In retrospect, the worst decision Lambert made on joining Liverpool was accepting the prognosis from his new manager, Brendan Rodgers, that he was being hired as a back-up striker. It was one he felt he should have challenged.
The increasingly desperate attempts to justify the acquisition of Mario Balotelli meant Lambert had started one Premier League game before Liverpool went to Crystal Palace on 23 November. Within two minutes Lambert scored, something he had dreamed of since his boyhood in Kirkby. Liverpool celebrated by delivering their most abject 88 minutes of this or any other season.
Two days later, Lambert found himself on a stage with Rodgers in the faded post-Communist grandeur of the Vasil Levski Stadium discussing the game against Ludogorets Razgrad.
Champions League press conferences are rarely occasions for observations other than “we hope to do well” but Lambert seemed genuinely angry. He was 32 and, unless Liverpool upped their game, this would be his one and only tilt at the European Cup. Rodgers is usually a master of these kinds of media events but he looked strangely uncomfortable.
Liverpool did up their game. Lambert scored again but what his captain, Steven Gerrard, described as a “stupid late goal” cost them two points.
“The way I feel now is the way I felt then,” said Lambert the other day. “We are hurting a lot. I have kept my head down. I haven’t looked at any media because it is hurting me personally. I have to get it out of my system now and the best way to do that is have a brilliant game on Sunday.”
It is nine months since Liverpool last played at Old Trafford. Then, they were shimmeringly quick, dancing towards the title. They routed Manchester United 3-0, a scoreline that frankly flattered David Moyes’s disintegrating side. Lambert was watching at home, “a little bit animated, obviously”.
He was 14 when he travelled to Wembley to see the 1996 FA Cup final decided by Eric Cantona, a goal that set the tone for Liverpool-Manchester United encounters for a generation.
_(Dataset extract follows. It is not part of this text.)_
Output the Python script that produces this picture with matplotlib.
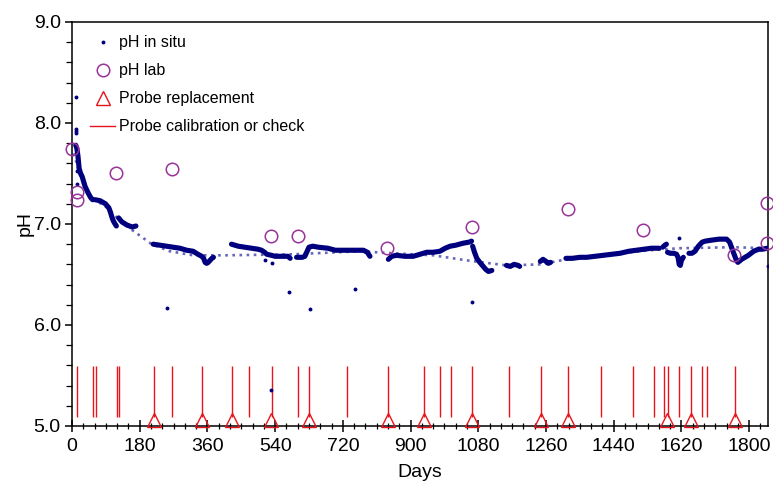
""" pH in situ vs lab, probe replacements and calibrations """
import numpy as np
import matplotlib.pyplot as plt
from matplotlib.lines import Line2D
from matplotlib.ticker import MultipleLocator, FormatStrFormatter

plt.switch_backend('Agg')
plt.rcParams['font.family'] = ['Liberation Sans', 'DejaVu Sans']

nan = np.nan

# in situ record, segments split by nan
insitu_days = [10, 13, 16, 19, 23, 27, 31, 35, 40, 44, 50, 55, nan,
               62, 75, 89, 98, 102, 106, 110, 113, 118, nan,
               124, 133, 146, 160, 170, nan,
               216, 234, 252, 270, 287, 305, 322, 335, 345, 350, 354, 358, 362, 367, 372, 376, nan,
               424, 442, 460, 478, 495, 504, 512, 518, 530, 540, 553, 566, 574, 580, nan,
               597, 605, 612, 619, 624, 630, 640, 655, 680, 700, 730, 760, 775, 785, 792, nan,
               841, 850, 863, 885, 907, 925, 943, 960, 978, 992, 1005, 1020, 1040, 1055, 1062, nan,
               1065, 1070, 1076, 1084, 1093, 1100, 1107, 1116, nan,
               1155, 1165, 1175, 1186, 1190, nan,
               1245, 1252, 1260, 1266, 1272, nan,
               1313, 1330, 1350, 1368, 1390, 1412, 1435, 1457, 1480, 1500, 1520, 1540, 1560, nan,
               1570, 1576, 1580, nan,
               1583, 1590, 1600, 1607, 1611, 1614, 1617, 1620, 1625, nan,
               1640, 1648, 1656, 1665, 1675, 1683, 1700, 1720, 1740, 1748, 1754, 1760, 1766, 1770,
               1780, 1798, 1812, 1825, 1835, 1848]
insitu_ph = [7.78, 7.75, 7.67, 7.55, 7.50, 7.47, 7.42, 7.37, 7.33, 7.30, 7.26, 7.24, nan,
             7.24, 7.23, 7.20, 7.16, 7.12, 7.07, 7.03, 7.01, 6.98, nan,
             7.06, 7.02, 6.99, 6.97, 6.98, nan,
             6.80, 6.79, 6.78, 6.77, 6.76, 6.74, 6.73, 6.70, 6.68, 6.66, 6.62, 6.61, 6.62, 6.64, 6.66, 6.67, nan,
             6.80, 6.78, 6.77, 6.76, 6.75, 6.74, 6.72, 6.70, 6.69, 6.68, 6.68, 6.68, 6.68, 6.66, nan,
             6.67, 6.67, 6.67, 6.68, 6.72, 6.77, 6.78, 6.77, 6.76, 6.74, 6.74, 6.74, 6.74, 6.72, 6.68, nan,
             6.65, 6.68, 6.69, 6.68, 6.68, 6.70, 6.72, 6.72, 6.73, 6.76, 6.78, 6.79, 6.81, 6.82, 6.83, nan,
             6.78, 6.72, 6.66, 6.62, 6.58, 6.55, 6.53, 6.54, nan,
             6.59, 6.58, 6.60, 6.59, 6.58, nan,
             6.63, 6.65, 6.63, 6.61, 6.62, nan,
             6.66, 6.66, 6.67, 6.67, 6.68, 6.69, 6.70, 6.71, 6.73, 6.74, 6.75, 6.76, 6.76, nan,
             6.77, 6.79, 6.80, nan,
             6.72, 6.71, 6.71, 6.70, 6.67, 6.60, 6.59, 6.64, 6.67, nan,
             6.71, 6.71, 6.73, 6.78, 6.82, 6.83, 6.84, 6.85, 6.85, 6.82, 6.76, 6.70, 6.64, 6.62,
             6.65, 6.69, 6.73, 6.75, 6.75, 6.76]

# isolated in situ readings
spike_days = [10, 10, 10, 10, 13, 13, 253, 513, 531, 530, 576, 634, 751, 1063, 1614, 1849]
spike_ph = [8.26, 7.94, 7.92, 7.90, 7.52, 7.40, 6.17, 6.64, 6.61, 5.36, 6.33, 6.16, 6.36, 6.23, 6.86, 6.58]

# smoothed trend of in situ
trend_days = [5, 20, 40, 60, 90, 120, 160, 212, 260, 322, 411, 588, 766, 853, 960, 1049,
              1155, 1244, 1315, 1403, 1536, 1616, 1757, 1847]
trend_ph = [7.70, 7.50, 7.32, 7.24, 7.17, 7.06, 6.94, 6.80, 6.73, 6.69, 6.69, 6.70, 6.73, 6.71,
            6.69, 6.64, 6.59, 6.60, 6.65, 6.69, 6.74, 6.76, 6.77, 6.76]

lab_days = [1, 14, 14, 117, 266, 529, 600, 838, 1062, 1318, 1519, 1761, 1847, 1847]
lab_ph = [7.74, 7.32, 7.24, 7.50, 7.54, 6.88, 6.88, 6.76, 6.97, 7.15, 6.94, 6.69, 7.21, 6.81]

replace_days = [219, 345, 426, 529, 631, 839, 936, 1062, 1247, 1318, 1582, 1645, 1762]

calib_days = [14, 55, 64, 119, 125, 219, 266, 345, 426, 470, 532, 602, 631, 730, 839,
              936, 978, 1007, 1062, 1162, 1247, 1318, 1405, 1491, 1546, 1574, 1584, 1614,
              1645, 1675, 1687, 1762]

navy = '#00007f'
purple = '#993399'
red = '#e8141c'

fig = plt.figure(figsize=(7.73, 4.82), dpi=100)
ax = fig.add_axes([0.0931, 0.1162, 0.9004, 0.8382])

ax.plot(trend_days, trend_ph, color='#6868b8', lw=1.9, ls=(0, (1, 1.7)), zorder=2)
ax.plot(insitu_days, insitu_ph, color=navy, lw=3.7, solid_capstyle='round',
        solid_joinstyle='round', zorder=3)
ax.plot(spike_days, spike_ph, ls='none', marker='o', ms=2.8, mew=0, color=navy, zorder=3)
ax.plot(lab_days, lab_ph, ls='none', marker='o', ms=9, mfc='none', mec=purple, mew=1.1,
        clip_on=False, zorder=4)
ax.vlines(calib_days, 5.09, 5.59, color=red, lw=1.0, zorder=2)
ax.plot(replace_days, [5.06] * len(replace_days), ls='none', marker='^', ms=10, mfc='none',
        mec=red, mew=1.0, clip_on=False, zorder=5)

ax.set_xlim(0, 1850)
ax.set_ylim(5.0, 9.0)
ax.xaxis.set_major_locator(MultipleLocator(180))
ax.xaxis.set_minor_locator(MultipleLocator(30))
ax.yaxis.set_major_locator(MultipleLocator(1.0))
ax.yaxis.set_minor_locator(MultipleLocator(0.2))
ax.yaxis.set_major_formatter(FormatStrFormatter('%.1f'))

ax.tick_params(axis='x', which='major', direction='inout', length=8, width=1.1, labelsize=14, pad=5)
ax.tick_params(axis='x', which='minor', direction='inout', length=4, width=0.9)
ax.tick_params(axis='y', which='major', direction='out', length=5, width=1.1, labelsize=14, pad=3)
ax.tick_params(axis='y', which='minor', direction='out', length=4, width=0.9)
for s in ax.spines.values():
    s.set_linewidth(1.1)

ax.set_xlabel('Days', fontsize=14, labelpad=6)
ax.set_ylabel('pH', fontsize=14, labelpad=0)

handles = [
    Line2D([], [], ls='none', marker='o', ms=2.8, mew=0, color=navy),
    Line2D([], [], ls='none', marker='o', ms=9, mfc='none', mec=purple, mew=1.1),
    Line2D([], [], ls='none', marker='^', ms=10, mfc='none', mec=red, mew=1.0),
    Line2D([], [], color=red, lw=1.0),
]
labels = ['pH in situ', 'pH lab', 'Probe replacement', 'Probe calibration or check']
ax.legend(handles, labels, loc='upper left', bbox_to_anchor=(0.005, 1.003), frameon=False,
          fontsize=11.5, handlelength=1.6, handletextpad=0.25, labelspacing=0.82)

fig.savefig('out.png', dpi=100)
Last season, with Sir Alex Ferguson’s long shadow lifted, the balance of power along the East Lancs Road appeared to have tilted. The tilt does not seems to have lasted very long.
“It is very easy to get carried away,” said Lambert. “Last year United were not doing so well and at the moment nor are we. It’s easy to say the same old thing has been restored but I wouldn’t judge us too quickly. Just give us a little more time, wait until Danny Sturridge is back and all our signings have gelled. Then judge us.”